A. You’re in luck, dear readers. There is simply no way to teach balance sheet analysis in a 350-word column. The official definition of “current liabilities” itself is 200 words long. My hunch is that many of you would rather get a hot poker in the eye, anyway.

Fortunately, there are many resources out there for the motivated investor – the best being Graham and Dodd’s Security Analysis. I’ll cover just a few highlights here.

And rest easy, math-phobes. There is only one equation you need to remember: Assets = liabilities + shareholders’ equity. Or, the stuff on the left must equal the stuff on the right, so the two sides “balance.” Hey, nobody hires accountants for their creativity.

The balance sheets of companies in the finance, utility and railroad industries are a bit specialized.
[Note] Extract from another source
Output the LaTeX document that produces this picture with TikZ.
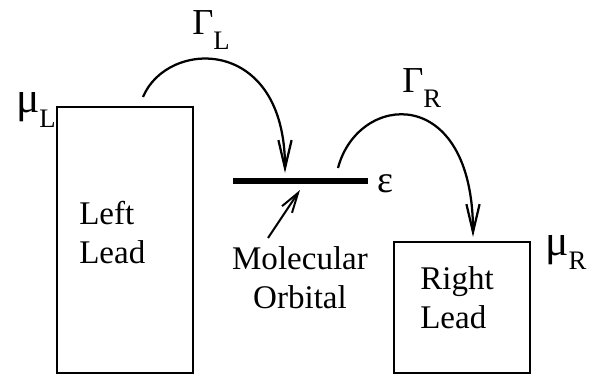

Most retailers and manufacturers, however, use fairly consistent terminology and formatting. At a high level, then, on the left side are assets, or what the company owns; on the upper right side are liabilities, or what the company owes; and on the lower right side is shareholders’ equity, or what has been invested in the company. Liabilities are listed above equity on the balance sheet to remind you that the debtors have a higher claim on assets than stockholders. So don’t get too cocky. Also remember that a balance sheet is a snapshot at a given point in time, not a record of changes.

In his book, Ben Graham summarized a key point in balance sheet analysis: “The liabilities are real, but the value of assets must be questioned.” Except for cash, the value of assets is often up to management’s accounting philosophies. The value of liabilities is not subjective, however, and it’s usually not worth the effort to scrutinize shareholders’ equity. So to analyze balance sheets well, focus on assets.

While the balance sheet can be a strong indicator of the health of a business, it’s also backward-looking. It doesn’t tell much about future income. We’ll get to that next.